━━━ Data extract ━━━
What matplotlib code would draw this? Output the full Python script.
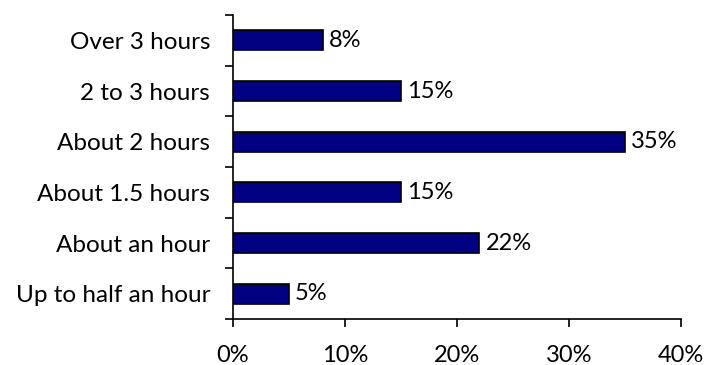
import matplotlib.pyplot as plt
from matplotlib.ticker import FuncFormatter, MultipleLocator

categories = ["Up to half an hour", "About an hour", "About 1.5 hours",
              "About 2 hours", "2 to 3 hours", "Over 3 hours"]
values = [5, 22, 15, 35, 15, 8]

plt.rcParams['font.family'] = ['Lato', 'DejaVu Sans']

fig = plt.figure(figsize=(7.07, 3.65), dpi=100)
ax = fig.add_axes([233 / 707, 46 / 365, 448 / 707, 304 / 365])

pos = list(range(len(categories)))
bars = ax.barh(pos, values, height=0.4, color='#000080',
               edgecolor='black', linewidth=1.2)

for b, v in zip(bars, values):
    ax.text(v + 0.55, b.get_y() + b.get_height() / 2, f"{v}%",
            va='center', ha='left', fontsize=17)

ax.set_xlim(0, 40)
ax.set_ylim(-0.5, len(categories) - 0.5)
ax.xaxis.set_major_locator(MultipleLocator(10))
ax.xaxis.set_major_formatter(FuncFormatter(lambda x, _: f"{x:.0f}%"))

# category labels sit between the tick marks
ax.set_yticks([p - 0.5 for p in pos] + [len(categories) - 0.5])
ax.set_yticklabels([])
ax.set_yticks(pos, minor=True)
ax.set_yticklabels(categories, minor=True)
ax.tick_params(axis='y', which='minor', length=0, pad=16.5, labelsize=17.5)
ax.tick_params(axis='y', which='major', length=6, width=1.2)
ax.tick_params(axis='x', length=6, width=1.2, labelsize=17, pad=13)

for side in ['top', 'right']:
    ax.spines[side].set_visible(False)
for side in ['left', 'bottom']:
    ax.spines[side].set_linewidth(1.2)

fig.savefig("out.png", dpi=100)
━━━
Problem details
Return nothing but the lines running from the start of the data to the line with "from matplotlib.ticker import", please, both ends included and no pictures.

Exercise result
What matplotlib code would draw this? Output the full Python script.
import matplotlib.pyplot as plt
from matplotlib.ticker import FuncFormatter, MultipleLocator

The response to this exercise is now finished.